*Short task*
Among the entries below, extract exactly the lines that run from the one with "Give me the matplotlib source for this chart." through the one with "from matplotlib.lines import Line2D", both ends included.

*Entries with chart source code*

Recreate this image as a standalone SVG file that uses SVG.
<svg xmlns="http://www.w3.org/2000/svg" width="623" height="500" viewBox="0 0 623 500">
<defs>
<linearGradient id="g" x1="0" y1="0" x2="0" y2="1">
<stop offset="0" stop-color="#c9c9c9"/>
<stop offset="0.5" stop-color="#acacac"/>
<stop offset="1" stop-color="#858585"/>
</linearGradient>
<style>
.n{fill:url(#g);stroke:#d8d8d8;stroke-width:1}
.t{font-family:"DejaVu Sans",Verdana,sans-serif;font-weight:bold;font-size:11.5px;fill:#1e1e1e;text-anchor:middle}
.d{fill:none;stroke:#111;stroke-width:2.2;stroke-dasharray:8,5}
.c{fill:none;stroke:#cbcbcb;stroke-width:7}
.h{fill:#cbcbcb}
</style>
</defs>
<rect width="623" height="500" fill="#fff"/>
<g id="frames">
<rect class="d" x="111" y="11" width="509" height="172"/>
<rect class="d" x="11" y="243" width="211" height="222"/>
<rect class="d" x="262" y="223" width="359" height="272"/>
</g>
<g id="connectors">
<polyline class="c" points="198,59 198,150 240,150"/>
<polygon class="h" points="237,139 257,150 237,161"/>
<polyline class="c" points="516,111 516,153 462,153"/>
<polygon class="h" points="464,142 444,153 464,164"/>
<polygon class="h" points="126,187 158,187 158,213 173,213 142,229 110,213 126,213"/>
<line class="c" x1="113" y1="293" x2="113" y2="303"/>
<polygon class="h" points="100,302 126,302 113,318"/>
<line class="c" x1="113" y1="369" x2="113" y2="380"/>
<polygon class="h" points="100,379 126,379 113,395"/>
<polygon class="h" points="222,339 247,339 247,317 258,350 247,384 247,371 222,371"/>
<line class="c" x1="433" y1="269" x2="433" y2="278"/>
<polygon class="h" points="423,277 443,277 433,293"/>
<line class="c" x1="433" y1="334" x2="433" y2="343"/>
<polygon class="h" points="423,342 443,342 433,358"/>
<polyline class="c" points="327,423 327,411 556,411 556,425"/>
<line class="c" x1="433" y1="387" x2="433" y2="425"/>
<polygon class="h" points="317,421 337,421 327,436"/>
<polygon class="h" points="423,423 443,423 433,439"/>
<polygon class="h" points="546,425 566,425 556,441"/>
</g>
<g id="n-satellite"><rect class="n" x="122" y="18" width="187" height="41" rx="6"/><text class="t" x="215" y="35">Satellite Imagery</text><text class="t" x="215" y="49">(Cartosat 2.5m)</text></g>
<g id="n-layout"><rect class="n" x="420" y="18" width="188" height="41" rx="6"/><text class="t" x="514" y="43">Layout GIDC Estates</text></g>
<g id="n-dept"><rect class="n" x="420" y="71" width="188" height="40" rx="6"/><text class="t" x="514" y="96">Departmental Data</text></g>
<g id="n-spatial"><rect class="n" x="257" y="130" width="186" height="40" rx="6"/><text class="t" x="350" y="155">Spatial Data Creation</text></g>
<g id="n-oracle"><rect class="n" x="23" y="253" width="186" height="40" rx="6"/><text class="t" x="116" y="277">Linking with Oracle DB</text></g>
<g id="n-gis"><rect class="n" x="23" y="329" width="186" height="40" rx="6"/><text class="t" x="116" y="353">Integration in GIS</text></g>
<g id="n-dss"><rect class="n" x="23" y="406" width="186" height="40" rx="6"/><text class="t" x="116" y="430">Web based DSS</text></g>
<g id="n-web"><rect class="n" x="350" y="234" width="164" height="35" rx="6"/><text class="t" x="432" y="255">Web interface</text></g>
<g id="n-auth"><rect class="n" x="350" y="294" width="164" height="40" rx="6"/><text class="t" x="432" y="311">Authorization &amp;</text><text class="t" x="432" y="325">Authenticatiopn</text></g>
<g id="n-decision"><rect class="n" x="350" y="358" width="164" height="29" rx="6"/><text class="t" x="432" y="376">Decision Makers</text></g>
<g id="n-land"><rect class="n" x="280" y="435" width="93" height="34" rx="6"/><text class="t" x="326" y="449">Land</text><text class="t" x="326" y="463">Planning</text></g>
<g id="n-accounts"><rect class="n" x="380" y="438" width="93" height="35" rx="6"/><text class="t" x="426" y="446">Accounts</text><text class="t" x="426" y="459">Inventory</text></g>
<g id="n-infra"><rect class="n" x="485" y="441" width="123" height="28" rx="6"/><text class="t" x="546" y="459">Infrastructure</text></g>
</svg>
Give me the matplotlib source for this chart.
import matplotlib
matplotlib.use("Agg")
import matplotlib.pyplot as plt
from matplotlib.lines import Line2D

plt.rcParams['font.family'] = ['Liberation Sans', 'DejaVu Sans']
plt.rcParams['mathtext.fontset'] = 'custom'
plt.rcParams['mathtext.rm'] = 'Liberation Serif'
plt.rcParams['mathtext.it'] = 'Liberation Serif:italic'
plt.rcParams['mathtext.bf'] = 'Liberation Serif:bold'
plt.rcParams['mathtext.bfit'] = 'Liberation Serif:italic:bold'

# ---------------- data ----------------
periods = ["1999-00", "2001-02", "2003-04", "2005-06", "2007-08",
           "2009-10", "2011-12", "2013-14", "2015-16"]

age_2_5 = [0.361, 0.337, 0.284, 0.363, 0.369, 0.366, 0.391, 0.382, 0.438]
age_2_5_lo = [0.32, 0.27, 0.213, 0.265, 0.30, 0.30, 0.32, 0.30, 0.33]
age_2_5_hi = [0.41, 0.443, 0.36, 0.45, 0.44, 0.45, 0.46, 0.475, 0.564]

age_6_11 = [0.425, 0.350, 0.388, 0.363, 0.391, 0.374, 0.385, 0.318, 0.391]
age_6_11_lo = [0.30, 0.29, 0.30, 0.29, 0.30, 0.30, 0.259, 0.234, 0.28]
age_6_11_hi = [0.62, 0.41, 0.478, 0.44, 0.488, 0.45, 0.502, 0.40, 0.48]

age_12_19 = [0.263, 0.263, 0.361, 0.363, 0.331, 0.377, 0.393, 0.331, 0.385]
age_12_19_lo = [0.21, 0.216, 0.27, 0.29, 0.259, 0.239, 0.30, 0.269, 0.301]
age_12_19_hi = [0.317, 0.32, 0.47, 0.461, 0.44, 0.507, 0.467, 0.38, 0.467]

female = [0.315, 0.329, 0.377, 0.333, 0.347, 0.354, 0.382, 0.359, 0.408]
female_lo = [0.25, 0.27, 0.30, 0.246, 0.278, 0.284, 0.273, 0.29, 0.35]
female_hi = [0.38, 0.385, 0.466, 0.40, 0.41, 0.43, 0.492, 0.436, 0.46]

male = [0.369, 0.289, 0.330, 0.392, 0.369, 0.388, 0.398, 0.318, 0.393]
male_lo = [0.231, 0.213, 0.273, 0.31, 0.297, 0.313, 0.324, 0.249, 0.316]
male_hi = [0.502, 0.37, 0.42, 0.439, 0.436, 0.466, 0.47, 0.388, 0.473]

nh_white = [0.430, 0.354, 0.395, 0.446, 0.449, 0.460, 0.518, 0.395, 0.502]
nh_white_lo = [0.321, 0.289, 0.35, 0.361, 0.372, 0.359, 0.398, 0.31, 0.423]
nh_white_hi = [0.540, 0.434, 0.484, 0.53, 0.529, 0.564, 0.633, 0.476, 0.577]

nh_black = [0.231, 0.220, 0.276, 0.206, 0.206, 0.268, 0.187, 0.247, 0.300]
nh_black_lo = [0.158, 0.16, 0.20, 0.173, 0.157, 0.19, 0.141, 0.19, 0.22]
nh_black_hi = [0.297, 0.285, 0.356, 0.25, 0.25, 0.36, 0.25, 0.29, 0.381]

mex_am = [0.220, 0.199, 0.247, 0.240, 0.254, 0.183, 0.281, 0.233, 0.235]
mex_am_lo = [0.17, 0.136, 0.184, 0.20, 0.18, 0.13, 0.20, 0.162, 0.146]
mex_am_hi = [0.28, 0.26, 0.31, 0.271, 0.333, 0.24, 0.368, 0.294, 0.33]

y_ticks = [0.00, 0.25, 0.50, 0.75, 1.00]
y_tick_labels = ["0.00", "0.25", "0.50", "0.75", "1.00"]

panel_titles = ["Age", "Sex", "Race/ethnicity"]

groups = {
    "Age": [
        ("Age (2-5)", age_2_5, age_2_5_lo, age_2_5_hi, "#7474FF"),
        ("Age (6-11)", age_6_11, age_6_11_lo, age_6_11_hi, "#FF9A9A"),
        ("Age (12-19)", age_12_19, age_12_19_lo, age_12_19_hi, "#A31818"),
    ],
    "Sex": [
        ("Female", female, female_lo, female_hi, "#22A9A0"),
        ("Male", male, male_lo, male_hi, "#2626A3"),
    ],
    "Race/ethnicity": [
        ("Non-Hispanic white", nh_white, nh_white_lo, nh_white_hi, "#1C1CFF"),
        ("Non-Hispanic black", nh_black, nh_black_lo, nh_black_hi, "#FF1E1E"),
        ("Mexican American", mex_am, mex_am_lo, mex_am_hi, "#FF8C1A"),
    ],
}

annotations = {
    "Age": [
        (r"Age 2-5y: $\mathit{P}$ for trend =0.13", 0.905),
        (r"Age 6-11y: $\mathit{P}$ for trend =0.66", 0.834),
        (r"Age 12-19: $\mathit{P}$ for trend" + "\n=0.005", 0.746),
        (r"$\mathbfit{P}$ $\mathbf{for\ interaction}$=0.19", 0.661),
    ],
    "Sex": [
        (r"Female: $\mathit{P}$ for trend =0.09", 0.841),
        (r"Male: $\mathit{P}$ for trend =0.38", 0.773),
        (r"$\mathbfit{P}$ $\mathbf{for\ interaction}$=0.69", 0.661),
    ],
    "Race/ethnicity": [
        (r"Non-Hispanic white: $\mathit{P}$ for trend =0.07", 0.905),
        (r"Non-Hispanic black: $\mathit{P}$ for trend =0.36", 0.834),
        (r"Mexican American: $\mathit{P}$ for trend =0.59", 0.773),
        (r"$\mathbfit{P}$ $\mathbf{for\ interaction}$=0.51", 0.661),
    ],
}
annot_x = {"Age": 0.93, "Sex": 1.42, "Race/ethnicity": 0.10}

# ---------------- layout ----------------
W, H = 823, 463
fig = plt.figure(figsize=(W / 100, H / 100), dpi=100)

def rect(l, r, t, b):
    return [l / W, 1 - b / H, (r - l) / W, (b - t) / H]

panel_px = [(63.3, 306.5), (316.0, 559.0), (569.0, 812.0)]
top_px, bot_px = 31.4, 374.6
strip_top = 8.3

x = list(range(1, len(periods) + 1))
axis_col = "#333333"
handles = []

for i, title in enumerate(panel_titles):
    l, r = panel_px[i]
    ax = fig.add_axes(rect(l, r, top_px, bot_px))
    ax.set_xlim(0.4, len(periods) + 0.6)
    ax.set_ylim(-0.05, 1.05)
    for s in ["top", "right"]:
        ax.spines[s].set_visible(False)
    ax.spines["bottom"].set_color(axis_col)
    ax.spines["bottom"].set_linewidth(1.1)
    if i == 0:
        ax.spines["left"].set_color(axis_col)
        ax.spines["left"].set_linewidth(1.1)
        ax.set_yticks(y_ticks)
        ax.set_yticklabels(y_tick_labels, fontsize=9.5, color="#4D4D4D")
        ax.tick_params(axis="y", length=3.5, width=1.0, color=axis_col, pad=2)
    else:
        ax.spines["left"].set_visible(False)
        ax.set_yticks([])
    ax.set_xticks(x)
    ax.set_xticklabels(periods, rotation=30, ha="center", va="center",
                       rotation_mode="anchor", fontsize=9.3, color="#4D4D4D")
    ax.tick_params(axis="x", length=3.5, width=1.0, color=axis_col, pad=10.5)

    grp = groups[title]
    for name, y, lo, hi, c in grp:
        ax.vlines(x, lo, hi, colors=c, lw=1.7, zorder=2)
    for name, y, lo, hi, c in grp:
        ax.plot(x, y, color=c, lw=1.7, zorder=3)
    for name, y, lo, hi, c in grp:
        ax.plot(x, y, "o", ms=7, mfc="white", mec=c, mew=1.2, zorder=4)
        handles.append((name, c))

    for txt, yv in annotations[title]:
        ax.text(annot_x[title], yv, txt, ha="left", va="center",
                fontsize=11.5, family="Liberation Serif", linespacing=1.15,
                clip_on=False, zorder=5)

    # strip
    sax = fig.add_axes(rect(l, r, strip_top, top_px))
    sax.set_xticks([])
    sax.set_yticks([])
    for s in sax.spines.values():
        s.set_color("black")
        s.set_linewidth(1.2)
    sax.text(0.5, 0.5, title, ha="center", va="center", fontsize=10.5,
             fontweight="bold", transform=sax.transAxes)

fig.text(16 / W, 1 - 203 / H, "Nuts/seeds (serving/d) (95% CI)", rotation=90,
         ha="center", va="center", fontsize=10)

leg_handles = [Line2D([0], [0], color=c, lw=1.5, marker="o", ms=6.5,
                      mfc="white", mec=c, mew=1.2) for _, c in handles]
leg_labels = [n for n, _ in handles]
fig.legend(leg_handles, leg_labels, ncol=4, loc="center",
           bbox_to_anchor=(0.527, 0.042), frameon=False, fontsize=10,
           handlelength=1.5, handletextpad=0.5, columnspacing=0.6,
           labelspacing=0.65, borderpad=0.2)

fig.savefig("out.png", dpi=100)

*Task response*
Give me the matplotlib source for this chart.
import matplotlib
matplotlib.use("Agg")
import matplotlib.pyplot as plt
from matplotlib.lines import Line2D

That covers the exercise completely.